-- DATA LINES start --

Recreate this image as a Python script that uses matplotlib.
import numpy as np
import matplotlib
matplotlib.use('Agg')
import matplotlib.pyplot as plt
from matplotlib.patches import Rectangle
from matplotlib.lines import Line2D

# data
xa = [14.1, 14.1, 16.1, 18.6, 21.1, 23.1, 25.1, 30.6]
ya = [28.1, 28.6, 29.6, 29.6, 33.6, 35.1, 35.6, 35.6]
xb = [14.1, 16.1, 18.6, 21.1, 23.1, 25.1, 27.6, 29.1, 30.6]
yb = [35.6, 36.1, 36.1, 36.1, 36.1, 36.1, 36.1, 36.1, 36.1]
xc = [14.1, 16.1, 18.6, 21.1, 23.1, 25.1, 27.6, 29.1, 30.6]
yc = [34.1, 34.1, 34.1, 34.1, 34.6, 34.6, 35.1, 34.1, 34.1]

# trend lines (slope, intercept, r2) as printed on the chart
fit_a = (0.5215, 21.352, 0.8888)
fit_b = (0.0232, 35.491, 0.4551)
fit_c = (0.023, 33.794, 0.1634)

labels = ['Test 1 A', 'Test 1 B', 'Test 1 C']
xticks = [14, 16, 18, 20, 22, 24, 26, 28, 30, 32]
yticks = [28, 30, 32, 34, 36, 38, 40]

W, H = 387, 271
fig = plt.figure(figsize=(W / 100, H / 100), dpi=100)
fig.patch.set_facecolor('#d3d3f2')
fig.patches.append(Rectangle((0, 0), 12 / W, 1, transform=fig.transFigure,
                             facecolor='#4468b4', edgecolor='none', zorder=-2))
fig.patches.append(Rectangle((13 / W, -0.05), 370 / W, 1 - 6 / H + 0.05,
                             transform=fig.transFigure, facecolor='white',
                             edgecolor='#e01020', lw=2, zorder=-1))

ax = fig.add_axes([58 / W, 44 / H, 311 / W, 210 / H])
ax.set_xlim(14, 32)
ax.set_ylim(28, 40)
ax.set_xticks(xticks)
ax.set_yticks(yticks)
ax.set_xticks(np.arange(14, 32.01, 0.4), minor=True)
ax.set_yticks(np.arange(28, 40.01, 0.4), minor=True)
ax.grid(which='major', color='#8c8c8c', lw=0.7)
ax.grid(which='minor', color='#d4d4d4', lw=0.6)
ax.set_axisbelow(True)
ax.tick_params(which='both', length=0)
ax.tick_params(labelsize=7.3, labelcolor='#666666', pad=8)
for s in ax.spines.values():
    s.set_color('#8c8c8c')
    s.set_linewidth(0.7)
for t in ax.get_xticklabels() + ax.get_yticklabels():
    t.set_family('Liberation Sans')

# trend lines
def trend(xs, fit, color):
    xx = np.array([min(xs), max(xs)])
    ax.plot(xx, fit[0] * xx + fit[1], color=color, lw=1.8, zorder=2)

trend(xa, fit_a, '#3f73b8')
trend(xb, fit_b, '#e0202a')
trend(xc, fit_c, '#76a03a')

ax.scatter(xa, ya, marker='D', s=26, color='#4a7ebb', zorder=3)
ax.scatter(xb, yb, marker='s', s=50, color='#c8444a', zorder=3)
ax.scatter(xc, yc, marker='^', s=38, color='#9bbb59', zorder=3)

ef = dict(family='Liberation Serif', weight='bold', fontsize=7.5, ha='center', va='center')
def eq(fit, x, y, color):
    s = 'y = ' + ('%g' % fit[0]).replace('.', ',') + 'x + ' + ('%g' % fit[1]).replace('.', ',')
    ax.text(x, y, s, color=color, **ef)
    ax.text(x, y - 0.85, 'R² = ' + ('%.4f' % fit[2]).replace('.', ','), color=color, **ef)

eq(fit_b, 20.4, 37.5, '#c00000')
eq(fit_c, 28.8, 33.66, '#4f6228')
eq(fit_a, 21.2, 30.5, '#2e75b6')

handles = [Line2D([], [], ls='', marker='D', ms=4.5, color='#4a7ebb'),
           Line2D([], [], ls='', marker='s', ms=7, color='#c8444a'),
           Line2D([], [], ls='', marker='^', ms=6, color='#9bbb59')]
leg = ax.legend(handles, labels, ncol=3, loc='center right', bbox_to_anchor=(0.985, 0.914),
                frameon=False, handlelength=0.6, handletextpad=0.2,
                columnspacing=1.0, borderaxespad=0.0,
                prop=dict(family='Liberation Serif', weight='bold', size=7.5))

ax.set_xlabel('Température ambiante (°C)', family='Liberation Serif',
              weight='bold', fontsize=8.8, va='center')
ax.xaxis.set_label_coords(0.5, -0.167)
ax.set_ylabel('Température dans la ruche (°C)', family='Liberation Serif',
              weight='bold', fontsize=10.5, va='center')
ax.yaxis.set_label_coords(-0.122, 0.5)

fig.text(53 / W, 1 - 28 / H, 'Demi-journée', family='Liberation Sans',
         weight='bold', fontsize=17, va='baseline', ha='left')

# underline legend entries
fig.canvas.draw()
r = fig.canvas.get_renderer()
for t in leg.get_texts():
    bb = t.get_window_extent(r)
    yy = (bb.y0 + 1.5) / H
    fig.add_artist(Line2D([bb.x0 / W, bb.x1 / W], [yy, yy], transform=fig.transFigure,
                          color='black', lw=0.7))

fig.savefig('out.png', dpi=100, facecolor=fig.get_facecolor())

-- DATA LINES end --

EXERCISE BRIEF: Reply with the number of lines in the material above that contain "matplotlib", and nothing more.

FULL RESPONSE: 6